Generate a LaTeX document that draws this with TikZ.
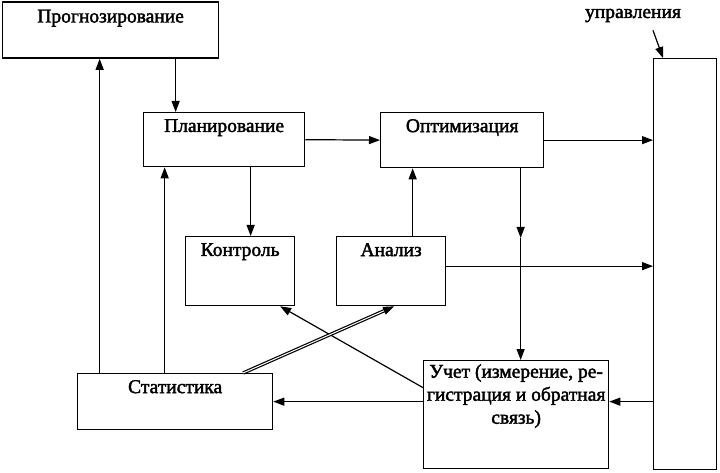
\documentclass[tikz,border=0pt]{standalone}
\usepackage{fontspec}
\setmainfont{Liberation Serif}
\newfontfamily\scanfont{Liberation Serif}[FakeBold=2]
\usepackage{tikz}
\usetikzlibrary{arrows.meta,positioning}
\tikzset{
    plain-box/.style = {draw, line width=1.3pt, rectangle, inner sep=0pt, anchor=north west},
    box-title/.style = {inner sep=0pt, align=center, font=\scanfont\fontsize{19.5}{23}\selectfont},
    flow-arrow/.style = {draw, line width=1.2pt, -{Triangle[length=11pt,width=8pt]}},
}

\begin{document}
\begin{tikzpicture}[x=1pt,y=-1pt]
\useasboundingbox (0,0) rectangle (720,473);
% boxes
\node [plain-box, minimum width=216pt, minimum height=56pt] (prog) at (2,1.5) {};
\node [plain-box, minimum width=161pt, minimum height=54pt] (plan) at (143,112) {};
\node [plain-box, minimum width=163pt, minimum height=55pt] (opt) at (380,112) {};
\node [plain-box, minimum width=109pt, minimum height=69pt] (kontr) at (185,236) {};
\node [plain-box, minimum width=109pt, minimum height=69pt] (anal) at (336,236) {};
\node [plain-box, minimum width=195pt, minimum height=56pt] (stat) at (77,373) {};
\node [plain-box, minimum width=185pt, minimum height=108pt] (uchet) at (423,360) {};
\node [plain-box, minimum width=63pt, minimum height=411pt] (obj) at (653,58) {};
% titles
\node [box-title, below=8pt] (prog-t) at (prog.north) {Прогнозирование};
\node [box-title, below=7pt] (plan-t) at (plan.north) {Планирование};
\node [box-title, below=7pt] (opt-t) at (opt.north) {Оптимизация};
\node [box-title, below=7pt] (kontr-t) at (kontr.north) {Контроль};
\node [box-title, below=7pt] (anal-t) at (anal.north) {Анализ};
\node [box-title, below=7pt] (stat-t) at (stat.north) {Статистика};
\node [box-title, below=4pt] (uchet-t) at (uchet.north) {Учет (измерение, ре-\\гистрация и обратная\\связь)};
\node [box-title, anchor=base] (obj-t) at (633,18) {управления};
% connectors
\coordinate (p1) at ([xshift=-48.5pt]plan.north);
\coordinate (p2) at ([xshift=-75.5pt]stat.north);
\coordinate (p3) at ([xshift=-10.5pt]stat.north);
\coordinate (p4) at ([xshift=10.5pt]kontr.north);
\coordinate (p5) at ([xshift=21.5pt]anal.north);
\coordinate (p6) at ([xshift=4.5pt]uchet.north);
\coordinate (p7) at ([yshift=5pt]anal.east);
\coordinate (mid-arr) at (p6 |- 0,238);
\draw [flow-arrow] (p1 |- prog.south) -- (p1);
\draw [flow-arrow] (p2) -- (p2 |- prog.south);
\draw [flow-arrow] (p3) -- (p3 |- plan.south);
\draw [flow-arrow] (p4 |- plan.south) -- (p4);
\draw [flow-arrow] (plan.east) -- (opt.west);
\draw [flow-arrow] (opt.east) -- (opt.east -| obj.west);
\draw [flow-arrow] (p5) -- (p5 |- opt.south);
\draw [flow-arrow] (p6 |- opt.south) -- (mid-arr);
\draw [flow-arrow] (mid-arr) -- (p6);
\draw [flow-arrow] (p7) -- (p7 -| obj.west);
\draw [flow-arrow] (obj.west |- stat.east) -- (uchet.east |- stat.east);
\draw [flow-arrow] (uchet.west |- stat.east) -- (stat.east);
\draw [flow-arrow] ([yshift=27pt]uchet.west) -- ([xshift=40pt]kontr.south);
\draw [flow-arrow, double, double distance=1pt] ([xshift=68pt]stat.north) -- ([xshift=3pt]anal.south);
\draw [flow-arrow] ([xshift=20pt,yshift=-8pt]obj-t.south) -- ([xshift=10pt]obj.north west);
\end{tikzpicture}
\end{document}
----
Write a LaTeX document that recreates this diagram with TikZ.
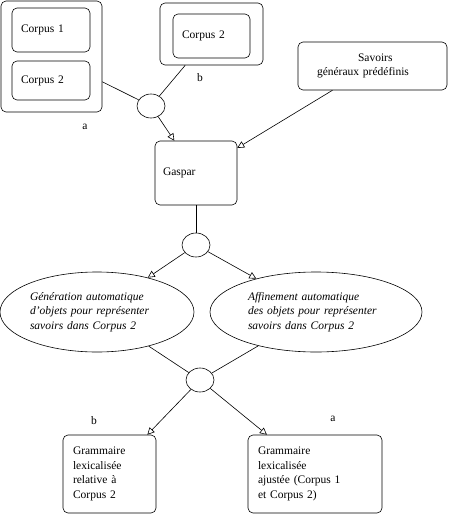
----
Read the data above. Pull out each line in which the string "with" appears.

## Task solution
Generate a LaTeX document that draws this with TikZ.
Write a LaTeX document that recreates this diagram with TikZ.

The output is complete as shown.